Tuesday, October 25, 2005

“Interesting” “Interview”

I liked the interview with Thomas Lux featured on Poetry Daily this week. I found particularly “interesting” Lux’s response to a question from Mary Karr: “You wrote in an essay that the last thing you want to hear someone say about your poems is that they are ‘interesting.’ Ditto!”

I’d have to agree with that, even though I’ve been known to complain that so many poems are profound and passionate and true but just not very interesting. By “interesting” I partly mean entertaining, intellectually entertaining, poems that give you that feeling of “Ah, I’ve never thought of it that way before but . . . .” Yes, I want to get that feeling from poems.

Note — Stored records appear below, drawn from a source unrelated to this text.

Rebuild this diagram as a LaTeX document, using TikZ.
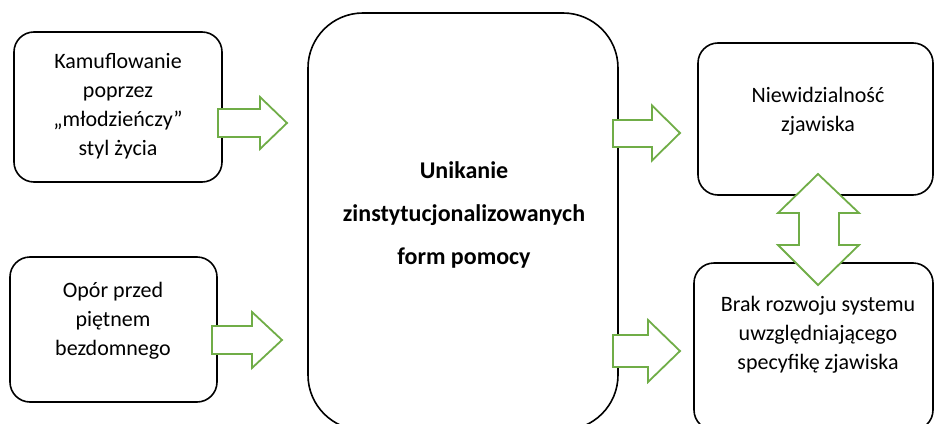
\documentclass[tikz,border=0pt]{standalone}
\usepackage{fontspec}
\setmainfont{Carlito}
\definecolor{arrowgreen}{HTML}{70AD47}
\begin{document}
\begin{tikzpicture}[x=1pt,y=-1pt,
  box/.style={draw=black, line width=1.6pt, rounded corners=20pt, rectangle, inner sep=0pt},
  bigbox/.style={box, rounded corners=55pt},
  barrow/.style={draw=arrowgreen, line width=1.8pt, fill=white, line join=miter},
  lbl/.style={align=center, font=\fontsize{22}{29}\selectfont, inner sep=0pt},
  blbl/.style={align=center, font=\fontsize{24}{43}\selectfont\bfseries, inner sep=0pt}]
\useasboundingbox (0,0) rectangle (934,423);
\clip (0,0) rectangle (934,423);
% boxes
\node[box, minimum width=208pt, minimum height=150pt] (kam) at (118,107) {};
\node[box, minimum width=207pt, minimum height=145pt] (opor) at (113.5,329.5) {};
\node[bigbox, minimum width=310pt, minimum height=417pt] (unik) at (463,221.5) {};
\node[box, minimum width=235pt, minimum height=152pt] (niew) at (815.5,119) {};
\node[box, minimum width=239pt, minimum height=167pt] (brak) at (813.5,346.5) {};
% texts
\node[lbl] (tkam) at (118,106) {Kamuflowanie\\poprzez\\„młodzieńczy”\\styl życia};
\node[lbl] (topor) at (113,321) {Opór przed\\piętnem\\bezdomnego};
\node[blbl] (tunik) at (464,215) {Unikanie\\zinstytucjonalizowanych\\form pomocy};
\node[lbl] (tniew) at (818,111) {Niewidzialność\\zjawiska};
\node[lbl] (tbrak) at (818,335) {Brak rozwoju systemu\\uwzględniającego\\specyfikę zjawiska};
% block arrows
\draw[barrow] (218,109) -- (260,109) -- (260,97) -- (287,123) -- (260,149) -- (260,137) -- (218,137) -- cycle;
\draw[barrow] (212,326) -- (252,326) -- (252,312) -- (282,340) -- (252,368) -- (252,354) -- (212,354) -- cycle;
\draw[barrow] (613,120) -- (652,120) -- (652,105.5) -- (680,133) -- (652,160.5) -- (652,147) -- (613,147) -- cycle;
\draw[barrow] (613,335) -- (648,335) -- (648,320) -- (680,351) -- (648,382) -- (648,367) -- (613,367) -- cycle;
\draw[barrow] (818,174) -- (859,213) -- (839,213) -- (839,245) -- (859,245) -- (818,285) -- (778,245) -- (799,245) -- (799,213) -- (778,213) -- cycle;
\end{tikzpicture}
\end{document}
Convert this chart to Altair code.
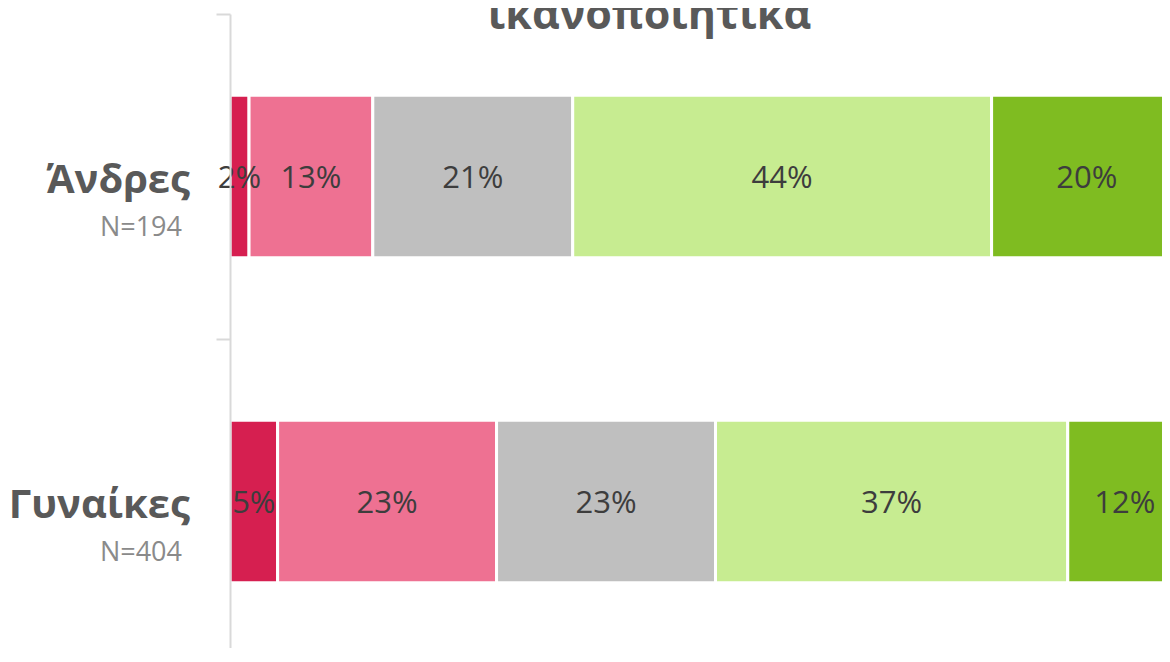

But I also want more, and when someone says a poem is interesting, that’s often all it is. I read a lot of poems that are interesting but leave me feeling that while they’re interesting enough to make a great essay, or a great op-ed piece in the newspaper, or a great stand-up routine by Bill Maher, or a great set of facts for Harper’s Index, they’re just not poetry. Where’s the imagination and passion of, well, say, Shakespeare? Where’s the fury of “Out, out, brief candle!” or the playful magic of “Where the bee sucks, there suck I” or the dark imagination of Cleopatra: “Dost thou not see my baby at my breast that sucks the nurse asleep?”

8 comments:

Beverly said...

Yes, maybe there's interesting and then there's profoundly interesting.

Robert said...

Yeah, it was interesting when I put papaya in a grilled cheese sandwich. It was profoundly interesting when Jesus' face appeared on it.

Unknown said...

Actually, though I know you were being funny, that comment implies that it's the what that makes a poem profoundly interesting. I think what a poem is about--papaya or Jesus--is not as important as the how. It's the language that makes the poem profound.

Robert said...

I’m not sure I agree. I think you need both the how and the what. To make a far-fetched analogy, having just watched Martin Scorsese’s new film about Bob Dylan, I’m thinking of “Like a Rolling Stone.” It’s a great song, but I don’t think it would be great without the music, without those crashing chords, just words on a page. The music (in my analogy) is like the language of a poem. Of course a poem is different because both the how and the what are in the words, not split into words and music. Yes, the music is what makes the song profound, but the words are also about something more significant than a sandwich.

OK, to go from Dylan to James Joyce and from “Like a Rolling Stone” to “The Dead,” when Joyce says, “Yes, the newspapers were right: snow was general all over Ireland. it was falling on every part of the dark central plain, on the treeless hills, falling softly upon the Bog of Allen and, farther westward, softly falling into the dark mutinous Shannon waves,” yeah, it’s the how, it’s the language that makes profound what could be a trite, sentimental statement. But Gabriel is talking about a very real what: love and the death of a young man and his own death and everyone’s. The what gives the work a foundation that’s solid enough to hold great language, like the bass line in a piece of music that allows the soloist to soar.

Unknown said...

Well, let's skip Dylan. I can't begin to separate things out your way--the music is the language but the language is the ?

I'd even refuse to consider prose in this discussion if you didn't bring up "The Dead," which I love to pieces. Also because you prove my point--Love and Death--the two most overdone subjects around are not necessarily interesting of themselves. A poem (or a story) is not great just because it hauls great subjects in. But the language--I could write a paper about that snow and that plain and the mutinous waves--I could.

Robert said...

Yeah, that "mutinous" is great.

Unknown said...

This just reminds me that I wanted to post about the whole idea of what a poem is about when we were discussing the BAP--but I got sidetracked by Dr. A. Maybe I will get to that post today.

If I'm not too freaked out by the end of October...and no, I'm not talking Halloween.

Beverly said...

Good thing you two are interesting, if not to say profoundly interesting. But really, would you love a poem without both language and content? If the content is down to the trivial (and small is not equal to trivial)--say, what your dog ate for dinner--then the language just can't work hard enough to make the poem more than passing entertainment (which is ok, of course). Unless your dog eats something pretty profound for dinner. Not that it has to be gnawing on human bones there, but also not Alpo.